Elk Landing is the name of a historic home located at Elkton, Cecil County, Maryland. The house at Elk Landing was listed on the National Register of Historic Places in 1984.[1]

It is a two story, fieldstone dwelling, three bays wide by two bays deep, with a gable roof dating to about 1780. Its interior features a corner fireplace in its northeast corner as well as a full basement. Interior doors and chair rail moldings in most of the rooms may also be original to the house.[2]

The property on which the house is located was part of an early settlement of Swedish and Finnish immigrants. Elk Landing was the home, trading post and base of operations of the Swedish-American trader, John Hansson Steelman (1655–1749) who occupied the site from 1693. Steelman traded with the Indians of South Central Pennsylvania and Northern Maryland exchanging small items of housewares for animal pelts. Steelman's establishment was a trading post until about 1739 when the Shawnee moved westward into the Ohio and Allegheny River Valleys. Archeological excavations have discovered the remains of the original long house of John Hanson Steelman. The site is north of and adjacent to the stone house.[3] [4]

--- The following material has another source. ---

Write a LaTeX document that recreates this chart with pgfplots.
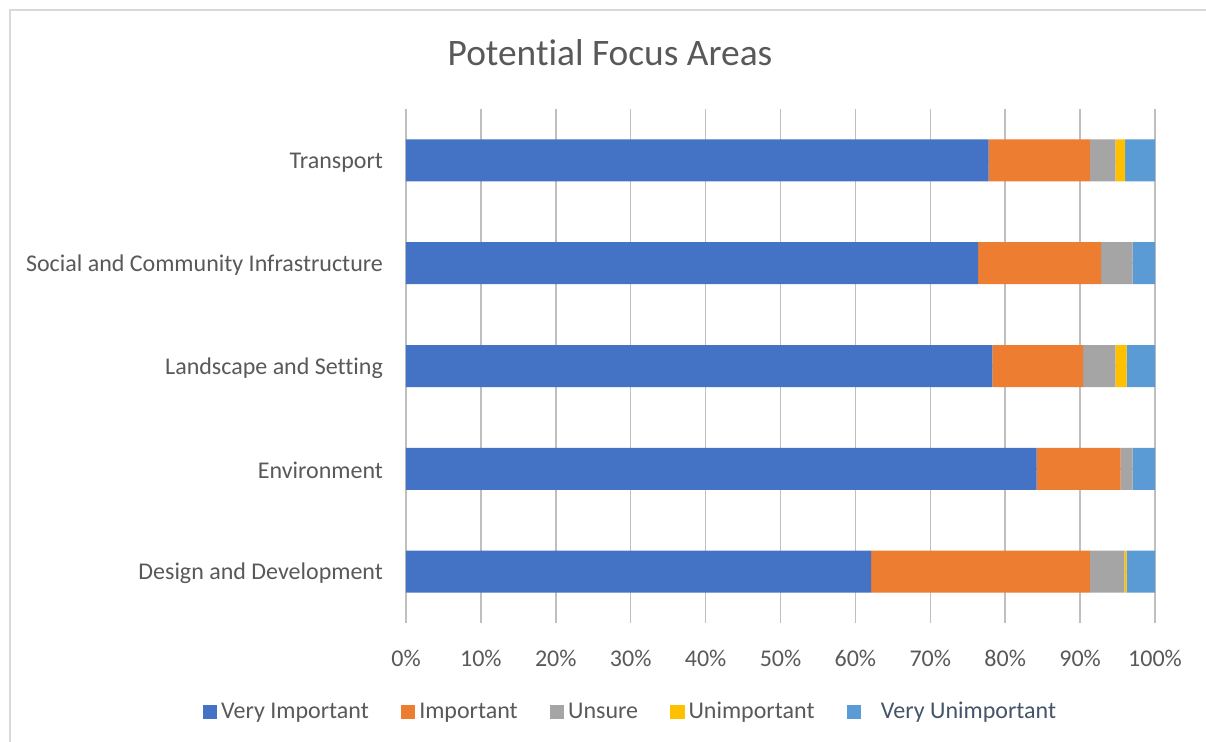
\documentclass[border=0pt]{standalone}
\usepackage{pgfplots}
\pgfplotsset{compat=1.18}
\usepackage{fontspec}
\setmainfont{Carlito}[Ligatures={NoCommon}]
\definecolor{cVI}{HTML}{4472C4}
\definecolor{cI}{HTML}{ED7D31}
\definecolor{cU}{HTML}{A5A5A5}
\definecolor{cUI}{HTML}{FFC000}
\definecolor{cVU}{HTML}{5B9BD5}
\definecolor{txt}{HTML}{595959}
\definecolor{grid}{HTML}{D9D9D9}
\definecolor{vutxt}{HTML}{44546A}
\begin{document}
\begin{tikzpicture}
\useasboundingbox (0pt,0pt) rectangle (603pt,-370.5pt);
\fill[white] (0pt,0pt) rectangle (603pt,-370.5pt);
\draw[grid,line width=0.75pt] (5pt,-380pt) -- (5pt,-5pt) -- (620pt,-5pt);
\node[text=txt,font=\fontsize{18.7}{21}\selectfont] at (305pt,-26.5pt) {Potential Focus Areas};
\begin{axis}[
  at={(203pt,-311.5pt)}, anchor=south west,
  width=374.5pt, height=257pt, scale only axis,
  xbar stacked, bar width=21pt,
  xmin=0, xmax=100, ymin=-0.5, ymax=4.5,
  xtick={0,10,...,100},
  xticklabels={0\%,10\%,20\%,30\%,40\%,50\%,60\%,70\%,80\%,90\%,100\%},
  ytick={0,1,2,3,4},
  yticklabels={Design and Development,Environment,Landscape and Setting,Social and Community Infrastructure,Transport},
  xmajorgrids, major grid style={grid,line width=0.75pt},
  axis line style={draw=none},
  major tick length=0pt,
  tick label style={text=txt,font=\fontsize{12.0}{14}\selectfont},
  yticklabel style={xshift=-8pt,yshift=-1pt},
  xticklabel style={yshift=-10pt},
  legend columns=5,
  legend style={draw=none, fill=none, at={(0.301,-0.173)}, anchor=center,
    font=\fontsize{12.0}{14}\selectfont, text=txt,
    /tikz/every even column/.append style={column sep=14pt}},
  legend cell align=left,
  legend image code/.code={\fill[#1] (0pt,-3.6pt) rectangle (7.2pt,3.6pt);},
]
\addplot[fill=cVI,draw=none] coordinates {(62.1,0) (84.2,1) (78.3,2) (76.4,3) (77.8,4)};
\addplot[fill=cI,draw=none] coordinates {(29.2,0) (11.2,1) (12.1,2) (16.4,3) (13.5,4)};
\addplot[fill=cU,draw=none] coordinates {(4.6,0) (1.6,1) (4.3,2) (4.2,3) (3.4,4)};
\addplot[fill=cUI,draw=none] coordinates {(0.3,0) (0,1) (1.5,2) (0,3) (1.3,4)};
\addplot[fill=cVU,draw=none] coordinates {(3.8,0) (3.0,1) (3.8,2) (3.0,3) (4.0,4)};
\legend{Very Important,Important,Unsure,Unimportant,\hspace{8pt}\textcolor{vutxt}{Very Unimportant}}
\end{axis}
\end{tikzpicture}
\end{document}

The site of Elk Landing is significant for its association with trade between the Scandinavian settlers and the Susquehannock, as well as with the history of early Swedish settlement in Maryland. Elk Landing was also the site of the arrival of the Lutheran priests, Andreas Rudman and Erik Bjork, who landed on June 24, 1697 to renew the work of the Church of Sweden started in the former New Sweden colony.[5] [6] [7] [8]

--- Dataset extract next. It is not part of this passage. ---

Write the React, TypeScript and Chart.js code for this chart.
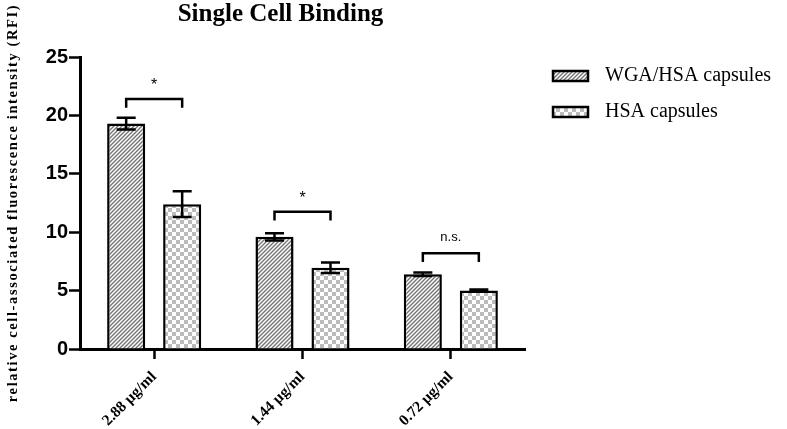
import React, { useEffect, useRef } from "react";
import { Chart, registerables } from "chart.js";

Chart.register(...registerables);

const categories = ["2.88 µg/ml", "1.44 µg/ml", "0.72 µg/ml"];
const seriesNames = ["WGA/HSA capsules", "HSA capsules"];
const wgaValues = [19.3, 9.6, 6.4];
const wgaErrors = [0.5, 0.3, 0.15];
const hsaValues = [12.4, 6.95, 5.0];
const hsaErrors = [1.1, 0.45, 0.1];
const yTicks = [0, 5, 10, 15, 20, 25];
const bracketLevels = [21.4, 11.75, 8.2];
const bracketLabels = ["*", "*", "n.s."];
const titleText = "Single Cell Binding";
const yTitleText = "relative cell-associated fluorescence intensity (RFI)";

function makeHatch(): CanvasPattern | string {
  const c = document.createElement("canvas");
  const s = 4;
  c.width = s;
  c.height = s;
  const g = c.getContext("2d");
  if (!g) return "#888";
  g.fillStyle = "#ffffff";
  g.fillRect(0, 0, s, s);
  g.strokeStyle = "#747474";
  g.lineWidth = 1.4;
  g.beginPath();
  g.moveTo(0, s);
  g.lineTo(s, 0);
  g.moveTo(-1, 1);
  g.lineTo(1, -1);
  g.moveTo(s - 1, s + 1);
  g.lineTo(s + 1, s - 1);
  g.stroke();
  return g.createPattern(c, "repeat") || "#888";
}

function makeChecker(): CanvasPattern | string {
  const c = document.createElement("canvas");
  const s = 8;
  c.width = s;
  c.height = s;
  const g = c.getContext("2d");
  if (!g) return "#ccc";
  g.fillStyle = "#ffffff";
  g.fillRect(0, 0, s, s);
  g.fillStyle = "#bbbbbb";
  g.fillRect(0, 0, 4, 4);
  g.fillRect(4, 4, 4, 4);
  return g.createPattern(c, "repeat") || "#ccc";
}

const errors = [wgaErrors, hsaErrors];

const overlayPlugin = {
  id: "overlay",
  afterDatasetsDraw(chart: any) {
    const ctx: CanvasRenderingContext2D = chart.ctx;
    const y = chart.scales.y;
    const area = chart.chartArea;
    ctx.save();
    ctx.strokeStyle = "#000";
    ctx.lineWidth = 2.5;
    ctx.lineCap = "butt";
    // error bars
    chart.data.datasets.forEach((ds: any, di: number) => {
      const meta = chart.getDatasetMeta(di);
      meta.data.forEach((bar: any, i: number) => {
        const v = ds.data[i];
        const e = errors[di][i];
        const yt = y.getPixelForValue(v + e);
        const yb = y.getPixelForValue(v - e);
        const half = bar.width / 4;
        ctx.beginPath();
        ctx.moveTo(bar.x, yt);
        ctx.lineTo(bar.x, yb);
        ctx.moveTo(bar.x - half, yt);
        ctx.lineTo(bar.x + half, yt);
        ctx.moveTo(bar.x - half, yb);
        ctx.lineTo(bar.x + half, yb);
        ctx.stroke();
      });
    });
    // significance brackets
    const m0 = chart.getDatasetMeta(0);
    const m1 = chart.getDatasetMeta(1);
    bracketLevels.forEach((lvl, i) => {
      const x0 = m0.data[i].x;
      const x1 = m1.data[i].x;
      const yy = y.getPixelForValue(lvl);
      const yd = y.getPixelForValue(lvl - 0.75);
      ctx.beginPath();
      ctx.moveTo(x0, yd);
      ctx.lineTo(x0, yy);
      ctx.lineTo(x1, yy);
      ctx.lineTo(x1, yd);
      ctx.stroke();
      ctx.fillStyle = "#000";
      ctx.textAlign = "center";
      ctx.textBaseline = "middle";
      const lab = bracketLabels[i];
      ctx.font = lab === "*" ? "16px 'Liberation Sans'" : "13px 'Liberation Sans'";
      ctx.fillText(lab, (x0 + x1) / 2, yy - (lab === "*" ? 13 : 16));
    });
    // legend
    const fills = chart.data.datasets.map((d: any) => d.backgroundColor);
    seriesNames.forEach((name, i) => {
      const sx = area.right + 28;
      const sy = area.top + 14 + i * 36;
      ctx.fillStyle = fills[i];
      ctx.fillRect(sx, sy, 35, 10);
      ctx.strokeRect(sx, sy, 35, 10);
      ctx.fillStyle = "#000";
      ctx.font = "20px 'Liberation Serif'";
      ctx.textAlign = "left";
      ctx.textBaseline = "middle";
      ctx.fillText(name, area.right + 80, sy + 5);
    });
    // title
    ctx.font = "bold 25px 'Liberation Serif'";
    ctx.textAlign = "center";
    ctx.textBaseline = "alphabetic";
    ctx.fillText(titleText, (area.left + area.right) / 2 - 22, 21);
    // y title
    ctx.translate(13, (area.top + area.bottom) / 2);
    ctx.rotate(-Math.PI / 2);
    (ctx as any).letterSpacing = "1.6px";
    ctx.font = "bold 14.5px 'Liberation Serif'";
    ctx.textAlign = "center";
    ctx.textBaseline = "middle";
    ctx.fillText(yTitleText, 0, 0);
    ctx.restore();
  },
};

export default function App() {
  const ref = useRef<HTMLCanvasElement | null>(null);
  useEffect(() => {
    if (!ref.current) return;
    const chart = new Chart(ref.current, {
      type: "bar",
      data: {
        labels: categories,
        datasets: [
          {
            label: seriesNames[0],
            data: wgaValues,
            backgroundColor: makeHatch() as any,
            borderColor: "#000",
            borderWidth: 2.5,
            categoryPercentage: 0.755,
            barPercentage: 0.68,
          },
          {
            label: seriesNames[1],
            data: hsaValues,
            backgroundColor: makeChecker() as any,
            borderColor: "#000",
            borderWidth: 2.5,
            categoryPercentage: 0.755,
            barPercentage: 0.68,
          },
        ],
      },
      options: {
        responsive: false,
        animation: false,
        devicePixelRatio: 1,
        layout: { padding: { left: 0, top: 57, right: 262, bottom: 0 } },
        plugins: {
          legend: { display: false },
          title: { display: false },
          tooltip: { enabled: false },
        },
        scales: {
          x: {
            afterFit: (s: any) => {
              s.height = 80;
            },
            grid: {
              display: true,
              drawOnChartArea: false,
              drawTicks: true,
              offset: false,
              tickLength: 10,
              tickWidth: 2.5,
              tickColor: "#000",
            },
            border: { display: true, color: "#000", width: 3 },
            ticks: {
              color: "#000",
              maxRotation: 45,
              minRotation: 45,
              padding: 9,
              font: { family: "'Liberation Serif'", size: 15.5, weight: "bold" },
            },
          },
          y: {
            min: 0,
            max: 25,
            afterFit: (s: any) => {
              s.width = 80;
            },
            afterBuildTicks: (s: any) => {
              s.ticks = yTicks.map((v) => ({ value: v }));
            },
            grid: {
              display: true,
              drawOnChartArea: false,
              drawTicks: true,
              tickLength: 11,
              tickWidth: 2.5,
              tickColor: "#000",
            },
            border: { display: true, color: "#000", width: 3 },
            ticks: {
              color: "#000",
              padding: 1,
              font: { family: "'Liberation Sans'", size: 20, weight: "bold" },
            },
          },
        },
      },
      plugins: [overlayPlugin],
    });
    return () => chart.destroy();
  }, []);
  return (
    <div style={{ position: "absolute", left: 0, top: 0, width: 787, height: 429 }}>
      <canvas ref={ref} width={787} height={429} style={{ display: "block" }} />
    </div>
  );
}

  1. ^ a b National Park Service (2010-07-09). "National Register Information System". National Register of Historic Places. National Park Service. 
  2. ^ Richard H. Hulan and Peter Craig (July 1983). "National Register of Historic Places Registration: Elk Landing" (PDF). Maryland Historical Trust. Retrieved 2016-01-01. 
  3. ^ Hans Månsson and his Steelman Family (Dr. Peter Stebbins Craig. "Swedish Colonial News", Volume 1, Number 10. Fall 1994)
  4. ^ "Elk Landing (John Hanson Steelman House" (PDF). National Register of Historic Places. Retrieved October 11, 2015. 
  5. ^ Elk Landing to be Restored ("Swedish Colonial News" Volume 2, Number 2 Summer 2000)
  6. ^ Lutherans Bjork and Rudman Came to Delaware Finns (Christianity.com)
  7. ^ "Rudman, Anders". Christian Cyclopedia. Retrieved October 11, 2015. 
  8. ^ "Björk, Eric Tobias". Christian Cyclopedia. Retrieved October 11, 2015. 

Related Reading[edit]

  • Benson, Adolph B.; Naboth Hedin (1938) Swedes in America, 1638–1938 (New Haven, CT: Yale University Press) ISBN 978-0-8383-0326-9
  • Louhi, E. A. (1925) The Delaware Finns or The First Permanent Settlements in Pennsylvania, Delaware, West New Jersey, and Eastern Part of Maryland (New York City: The Humanity Press Publishers)
  • Weslager, C. A. (1988) New Sweden on the Delaware 1638–1655 (The Middle Atlantic Press, Wilmington) ISBN 0-912608-65-X

External links[edit]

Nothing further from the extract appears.